Critique Cinéma : L’Intervallo de Leonardo Di Costanzo

Par Nivrae @nivrae

L’Intervallo est un film de Leonardo Di Costanzo qui sortira en France le 1 mai 2013.

Synopsis Dans un immense bâtiment désaffecté d’un quartier populaire de Naples, Salvatore, un adolescent timide et mal dans sa peau, est contraint par des boss de la Camorra à surveiller Veronica, une jeune fille effrontée. Il ignore totalement les raisons de cette détention. Au cours de la journée, la relation entre les deux adolescents évolue et une certaine complicité s’instaure. Veronica entraîne Salvatore dans l’exploration de leur vaste prison.

CastingCarmine Paternoster, Salvatore Ruocco, Antonio Buíl, Jean-Yves Morard

L’Intervallo est la première fiction de Leonardo Di Constanzo, qui avait auparavant réalisé trois documentaires, centrés sur Naples. Le film se déroule encore une fois à Naples. Dans des quartiers populaires gangrenés par la mafia, un jeune homme est forcé de surveiller une jeune fille dans un grand bâtiment désaffecté, en attendant l’arrivée d’un cadre de la Camorra.

Les deux jeunes gens sont laissés seuls et s’ignorent, se rapprochent, s’apprivoisent. Entre Salvatore le taciturne et Veronica la forte tête, une complicité s’installe peu à peu, sans que beaucoup de mots soient nécessaires. Beaucoup de choses passent par le regard, particulièrement celui de Salvatore, qui observe Veronica. On reconnaît en lui à la fois cette attirance et cette peur irrationnelle qu’ont les adolescents pour les filles de leur âge.

A la fois tout les deux prisonniers et libérés du monde des adultes, ils se découvrent dans un univers où les règles établies n’ont plus cours. Le reste du monde semble ne plus avoir d’emprise sur eux alors qu’ils explorent ce bâtiment immense qui tombe en ruine et ses jardins envahis par une végétation luxuriante.

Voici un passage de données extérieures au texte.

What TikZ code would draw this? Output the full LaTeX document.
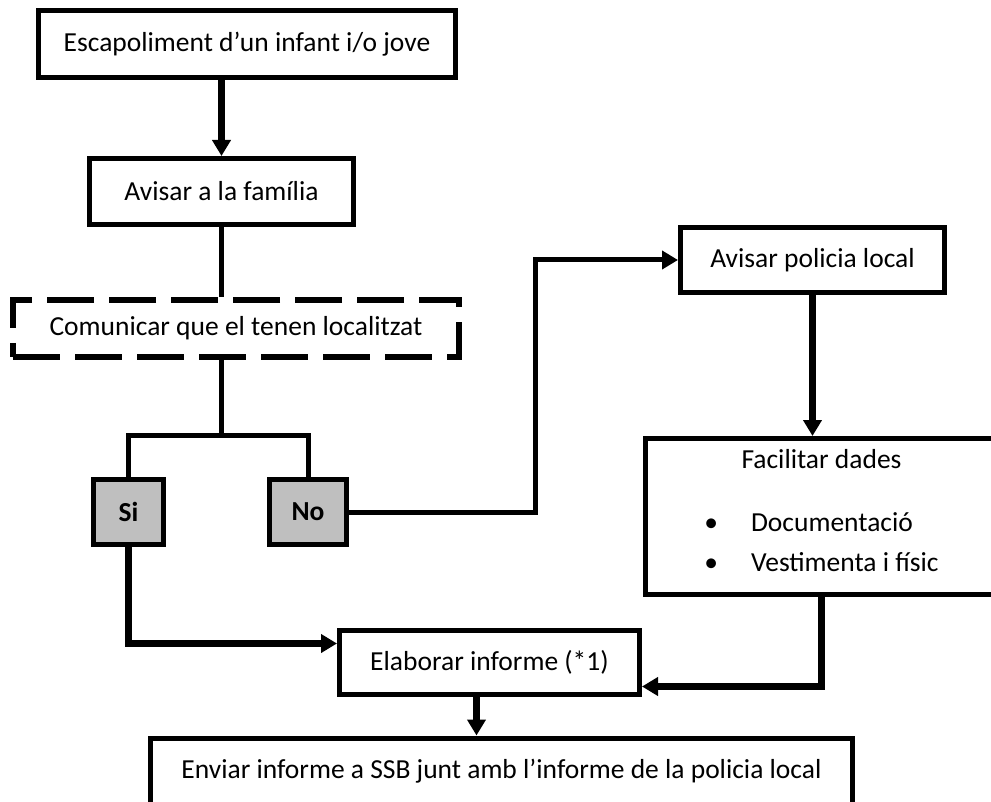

La main de la Camorra se relâche, elle qui contrôle la vie de tous les habitants de ce quartier n’a plus de pouvoir ici. Seules leurs discussions font réapparaître cette menace invisible. Face à elle, il y a deux façons de réagir, se rebeller, comme Veronica, ou se soumettre, comme Salvatore. Mais comme Salvatore en fera l’expérience, se rebeller est bien plus difficile si l’on ne fait pas partie de la bande.

Le bâtiment est un personnage à part entière. Tentaculaire, nous l’explorons des sous-sols jusqu’au toit, en passant par les jardins, une étrange cave, son mur d’enceinte, les restes des chambres de ses anciens pensionnaires et des enfilades de pièces vides dont les adolescents prennent possession au détriment des quelques rats qui s’y promènent.

Du peu qu’ils disent on devine beaucoup sur la pression qu’exerce la mafia sur eux, leur famille, leur environnement. Mais dans ce paradis perdu hors du monde, ils sont seuls. Si l’on peut faire un parallèle avec Adam et Eve, Romeo et Juliette se révèlera être une référence très proche.

Tourné caméra à l’épaule et en lumière naturelle, le film offre de beaux jeux de contrastes entre l’extérieur et l’intérieur et capte les rais de lumière traversant les fenêtres de ce bâtiment hors du réel, éclairant les personnages par intermittences. Leonardo Di Constanzo les suit de près, s’en éloigne, les observe à travers les arbres, leur laisse parfois leur intimité, court derrière eux, parvient à faire oublier la caméra. Le décor est surnaturel par sa diversité et son gigantisme, Di Constanzo a tourné son film dans l’ancien hôpital Leonardo Bianchi de Naples, qui était dédié à la psychiatrie. Laissé à l’abandon, l’édifice de plus de 200 000m² devient un immense terrain de jeu pour les deux acteurs.

Ce film qui décrit une attente faite de peu d’évènements n’est cependant pas ennuyeux, les deux personnages exprimant beaucoup de choses, par le regard de Salvatore, par le corps de Veronica.

Note : 8,5/10, deux adolescents s’apprivoisent dans un immense bâtiment désaffecté en attendant la mafia. Les deux jeunes acteurs sont très bons dans un décor gigantesque qui offre des vues et une lumière irréelle.